Ibiza is a Mirror
As a global meeting point, Ibiza provides a window into the psychological state of the world. Writing to you from the groundswell of the summer season, what is being reflected back to us about 2024?
It’s that time of year in Ibiza where the smell of sun-toasted pine, rhythmic sounds of the sexed-up cicadas, and the sight of so many tourists cosplaying their inner heroes, all swirl together to create the island’s famed summer haze.
For millions of travellers each summer, Ibiza is an irresistible fantasy bordering on farce; a playground that comes with the permission to act out one’s inner impulses. For those that live here, ‘tis the season where the contradictions of the human condition play out like a juiced-up theatre-in-the-round.
As a global meeting point, Ibiza provides a window into the psychological state of the world. As the masses descend on the Balearic Isle, the mass emotional dumping, extractive ‘ME culture’ spirit, and wilful ignorance of a world-on-fire is all readily received by an eco-system of industrialised hedonism.

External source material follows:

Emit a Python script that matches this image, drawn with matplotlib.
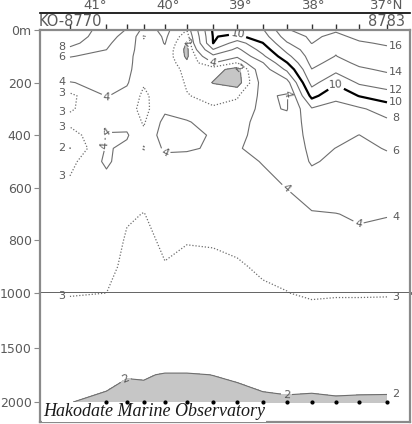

It’s been like this for decades. Just look at this Dispatch’s selected photos from the much-mythologised era of the 70s and 80s, taken inside legendary discoteca Kú (may she rest in peace). Apart from being the second most famous nightclub in the world after Studio 54, Kú was notorious for being so uncontrollably wild that its founders went bankrupt from their tendency to put spectacle before profit.

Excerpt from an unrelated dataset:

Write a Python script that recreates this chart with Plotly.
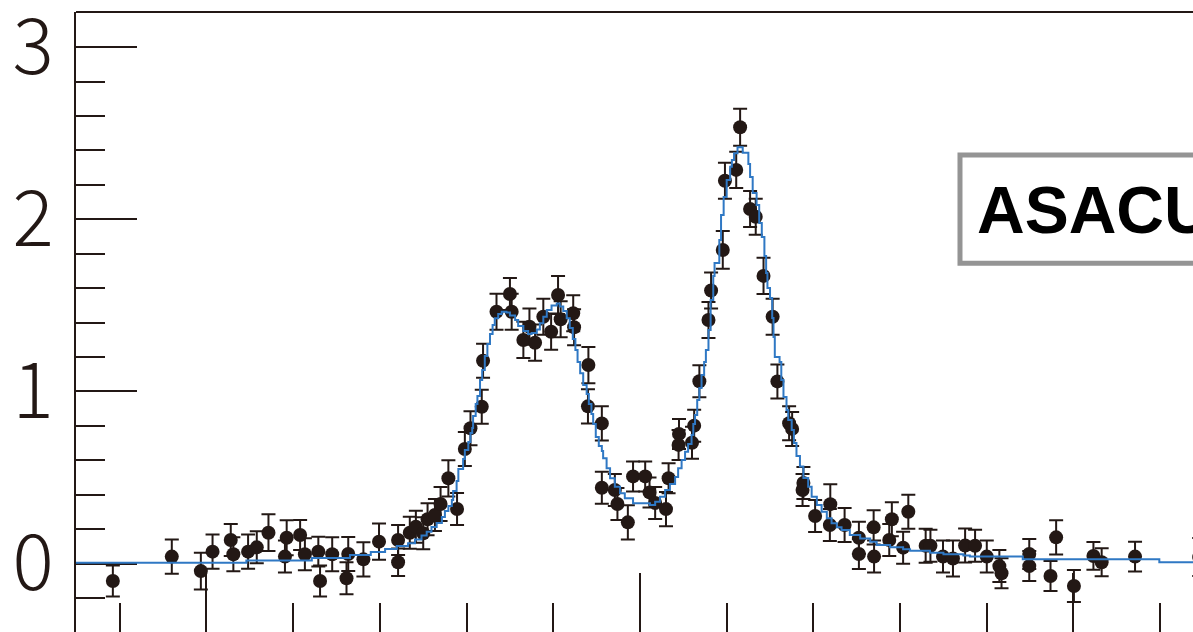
import plotly.graph_objects as go

# Measured signal vs. laser detuning (GHz)
detuning = [
    -1.216, -1.080, -1.013, -0.986, -0.944, -0.938, -0.904, -0.884, -0.857, -0.819,
    -0.815, -0.784, -0.773, -0.742, -0.738, -0.710, -0.677, -0.673, -0.638, -0.602,
    -0.558, -0.558, -0.531, -0.517, -0.500, -0.490, -0.473, -0.460, -0.442, -0.422,
    -0.404, -0.391, -0.365, -0.362, -0.331, -0.300, -0.296, -0.269, -0.255, -0.242,
    -0.223, -0.205, -0.189, -0.183, -0.154, -0.152, -0.119, -0.120, -0.088, -0.088,
    -0.058, -0.052, -0.028, -0.016, 0.012, 0.022, 0.035, 0.060, 0.066, 0.090,
    0.089, 0.120, 0.125, 0.137, 0.158, 0.164, 0.191, 0.196, 0.222, 0.231,
    0.254, 0.267, 0.285, 0.306, 0.317, 0.344, 0.351, 0.377, 0.375, 0.404,
    0.439, 0.438, 0.472, 0.505, 0.505, 0.539, 0.540, 0.575, 0.581, 0.607,
    0.619, 0.659, 0.670, 0.699, 0.722, 0.750, 0.773, 0.800, 0.829, 0.834,
    0.898, 0.898, 0.947, 0.960, 1.001, 1.046, 1.065, 1.142, 1.290,
]
signal = [
    -0.102, 0.040, -0.044, 0.069, 0.137, 0.054, 0.069, 0.094, 0.179, 0.040,
    0.150, 0.166, 0.054, 0.069, -0.102, 0.054, -0.086, 0.055, 0.024, 0.127,
    0.137, 0.007, 0.179, 0.214, 0.176, 0.257, 0.282, 0.346, 0.495, 0.317,
    0.665, 0.786, 0.911, 1.178, 1.463, 1.566, 1.463, 1.299, 1.376, 1.283,
    1.434, 1.347, 1.560, 1.419, 1.454, 1.373, 1.153, 0.913, 0.814, 0.440,
    0.427, 0.346, 0.239, 0.506, 0.506, 0.413, 0.352, 0.316, 0.495, 0.753,
    0.689, 0.702, 0.801, 1.059, 1.415, 1.586, 1.822, 2.224, 2.287, 2.535,
    2.060, 2.015, 1.671, 1.434, 1.058, 0.815, 0.782, 0.468, 0.427, 0.276,
    0.345, 0.224, 0.224, 0.150, 0.055, 0.210, 0.040, 0.137, 0.257, 0.092,
    0.301, 0.103, 0.103, 0.040, 0.029, 0.105, 0.103, 0.040, -0.015, -0.057,
    0.055, -0.015, -0.073, 0.152, -0.131, 0.044, 0.007, 0.040, 0.038,
]
sigma = [
    0.090, 0.099, 0.107, 0.099, 0.093, 0.099, 0.099, 0.093, 0.107, 0.093,
    0.102, 0.087, 0.093, 0.087, 0.090, 0.099, 0.093, 0.099, 0.099, 0.105,
    0.087, 0.080, 0.093, 0.093, 0.093, 0.093, 0.093, 0.099, 0.105, 0.093,
    0.099, 0.099, 0.099, 0.099, 0.105, 0.093, 0.105, 0.105, 0.105, 0.105,
    0.105, 0.105, 0.110, 0.105, 0.105, 0.105, 0.105, 0.099, 0.099, 0.093,
    0.093, 0.093, 0.099, 0.087, 0.087, 0.087, 0.093, 0.099, 0.087, 0.087,
    0.087, 0.093, 0.093, 0.093, 0.105, 0.105, 0.110, 0.105, 0.105, 0.107,
    0.105, 0.105, 0.105, 0.105, 0.099, 0.099, 0.099, 0.093, 0.093, 0.093,
    0.116, 0.093, 0.099, 0.093, 0.087, 0.099, 0.093, 0.093, 0.099, 0.093,
    0.099, 0.099, 0.093, 0.093, 0.105, 0.099, 0.093, 0.093, 0.093, 0.087,
    0.087, 0.087, 0.087, 0.099, 0.093, 0.081, 0.081, 0.087, 0.110,
]

# Fitted line profile, drawn as a step histogram (left bin edge, bin content)
fit_edges = [
    -1.320, -0.908, -0.757, -0.669, -0.621, -0.588, -0.561, -0.535, -0.519, -0.504,
    -0.492, -0.481, -0.469, -0.457, -0.450, -0.442, -0.434, -0.431, -0.423, -0.419,
    -0.408, -0.404, -0.396, -0.391, -0.387, -0.385, -0.379, -0.375, -0.369, -0.364,
    -0.358, -0.352, -0.346, -0.340, -0.335, -0.327, -0.319, -0.308, -0.300, -0.288,
    -0.281, -0.269, -0.258, -0.250, -0.238, -0.231, -0.223, -0.215, -0.204, -0.192,
    -0.185, -0.177, -0.169, -0.162, -0.155, -0.149, -0.144, -0.138, -0.131, -0.123,
    -0.118, -0.112, -0.108, -0.102, -0.095, -0.088, -0.085, -0.077, -0.069, -0.058,
    -0.046, -0.035, -0.016, 0.023, 0.035, 0.046, 0.058, 0.069, 0.081, 0.088,
    0.096, 0.104, 0.111, 0.119, 0.123, 0.127, 0.132, 0.137, 0.142, 0.148,
    0.152, 0.158, 0.163, 0.169, 0.172, 0.183, 0.187, 0.193, 0.200, 0.208,
    0.212, 0.217, 0.225, 0.237, 0.250, 0.254, 0.260, 0.269, 0.275, 0.281,
    0.287, 0.291, 0.294, 0.300, 0.305, 0.308, 0.311, 0.322, 0.326, 0.331,
    0.338, 0.342, 0.350, 0.355, 0.361, 0.369, 0.377, 0.388, 0.396, 0.408,
    0.419, 0.431, 0.442, 0.454, 0.465, 0.484, 0.508, 0.531, 0.546, 0.577,
    0.607, 0.623, 0.669, 0.700, 0.746, 0.761, 0.883, 1.198, 1.300,
]
fit_levels = [
    0.005, 0.017, 0.032, 0.049, 0.067, 0.084, 0.102, 0.117, 0.140, 0.163,
    0.185, 0.212, 0.235, 0.270, 0.305, 0.334, 0.369, 0.421, 0.479, 0.549,
    0.607, 0.660, 0.706, 0.758, 0.787, 0.857, 0.927, 0.973, 1.066, 1.124,
    1.206, 1.275, 1.334, 1.386, 1.425, 1.450, 1.463, 1.459, 1.441, 1.415,
    1.380, 1.351, 1.334, 1.339, 1.360, 1.396, 1.434, 1.473, 1.499, 1.511,
    1.493, 1.467, 1.425, 1.368, 1.305, 1.241, 1.171, 1.105, 1.037, 0.985,
    0.927, 0.869, 0.811, 0.735, 0.683, 0.654, 0.611, 0.553, 0.495, 0.446,
    0.408, 0.379, 0.350, 0.340, 0.359, 0.388, 0.427, 0.462, 0.503, 0.553,
    0.601, 0.650, 0.694, 0.747, 0.811, 0.863, 0.950, 1.020, 1.095, 1.171,
    1.241, 1.357, 1.531, 1.671, 1.746, 1.880, 2.025, 2.130, 2.228, 2.306,
    2.345, 2.384, 2.418, 2.387, 2.321, 2.246, 2.153, 2.083, 1.979, 1.897,
    1.787, 1.688, 1.601, 1.543, 1.427, 1.316, 1.200, 1.171, 1.066, 0.968,
    0.892, 0.834, 0.776, 0.700, 0.625, 0.563, 0.497, 0.446, 0.388, 0.340,
    0.301, 0.263, 0.234, 0.210, 0.195, 0.166, 0.146, 0.127, 0.108, 0.094,
    0.083, 0.074, 0.063, 0.054, 0.047, 0.040, 0.024, 0.007, 0.007,
]

y_tick_vals = [0, 1, 2, 3]
y_tick_text = ["0", "1", "2", "3"]
label_text = "ASACUSA"

INK = "#231815"
FIT_BLUE = "#2f78c4"

fig = go.Figure()

fig.add_trace(go.Scatter(
    x=detuning, y=signal, mode="markers",
    marker=dict(size=14, color=INK, line=dict(width=0)),
    error_y=dict(type="data", array=sigma, color=INK, thickness=2, width=7),
    hoverinfo="skip",
))

fig.add_trace(go.Scatter(
    x=fit_edges, y=fit_levels, mode="lines",
    line=dict(shape="hv", color=FIT_BLUE, width=2),
    hoverinfo="skip",
))

fig.update_layout(
    width=1193, height=632,
    margin=dict(l=76, r=0, t=12, b=0, autoexpand=False),
    paper_bgcolor="white", plot_bgcolor="white",
    showlegend=False,
    xaxis=dict(
        range=[-1.301, 1.2757], automargin=False,
        showline=False, showgrid=False, zeroline=False,
        ticks="inside", ticklen=59, tickwidth=2, tickcolor=INK,
        tick0=0, dtick=1,
        minor=dict(ticks="inside", ticklen=29, tickwidth=2, tickcolor=INK,
                   tick0=0, dtick=0.2, showgrid=False),
        showticklabels=False,
        layer="below traces",
    ),
    yaxis=dict(
        range=[-0.398, 3.2045], automargin=False,
        showline=True, linecolor=INK, linewidth=2,
        showgrid=False, zeroline=False,
        ticks="inside", ticklen=61, tickwidth=2, tickcolor=INK,
        tickmode="array", tickvals=y_tick_vals, ticktext=y_tick_text,
        minor=dict(ticks="inside", ticklen=29, tickwidth=2, tickcolor=INK,
                   tick0=0, dtick=0.2, showgrid=False),
        tickfont=dict(family="Noto Sans CJK JP", size=77, color=INK, weight=300),
        ticklabelstandoff=5,
        ticklabeloverflow="allow",
        layer="below traces",
    ),
)

# top frame line
fig.add_shape(type="line", xref="paper", yref="paper", x0=0, x1=1.02, y0=1, y1=1,
              line=dict(color=INK, width=2))

# label box
fig.add_shape(type="rect", xref="paper", yref="paper",
              x0=0.7914, x1=1.08, y0=0.5947, y1=0.7694,
              line=dict(color="#949494", width=5), fillcolor="white", layer="above")
fig.add_annotation(xref="paper", yref="paper", x=0.8047, y=0.6806,
                   xanchor="left", yanchor="middle", showarrow=False,
                   text=label_text,
                   font=dict(family="Liberation Sans", size=66, color="black", weight="bold"))

fig.write_html("out.html", config={"displayModeBar": False})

Decades later, the island’s seductive lore survives. My fan-favourite is the idea that the calcite-rich island resonates like a quantum mirror; reflecting what people are running away from while revealing their inner yearnings. Both culminate in the choices we make - or abstain from making - when we set foot on the island’s hallowed ground.
If everything we do is everything we are, then Ibiza becomes a sort of contained idyll that exposes our true selves.
In 2024, the collective reflection is a hyper-real caricature. There are the filler-filled ‘Instagram Face’ girls. The inked-up HGH-maxxing boys. Migratory waves of fedora-wearing Tuluminati. Long-bearded, bare-footed, messianic-looking men (many of whom are most probably millionaires). Wide-eyed first-timers arrive alongside calloused ravers, whose decades-long summer pilgrimage now comes with toddlers in tow. All are giving main character vibes, all “living their life like a movie”.
Inside the clubs, the Raf-Simmons-draped ‘Ket Set’ (a derivation of the Jet Set, just with more Ketamine-induced disassociation) gather around the VIP tables looking down on dance floors where dancing has succumbed to the performative act of phone-filming.
Summer in Ibiza is also a thinly masked metaphor for the state of the global economy. There’s the 1%’s insatiable, almost vampiric, appetite for youth that feeds the island’s sex-work sector. The super-yachts leaking excrement for the humble masses to paddle in along the shoreline. Most notably, there’s the much-publicised housing shortage that has seen shanty-town-like fields of camper vans spring up in order to house seasonal workers. It’s gotten so bad that one enterprising Dutch businessman recently proposed bringing in a cruise-liner to house workers like dignity-exempt slaves. With Mr-Fix-Its like these, who needs villains?
With so much unpleasant, ugly, uncomfortable truth being reflected here, people often ask me, “Why Ibiza?” The easy answer is simply “don’t fall for the hype.” Like anywhere, you need to look beyond the distraction emanating from the surface in order to discover something deeper.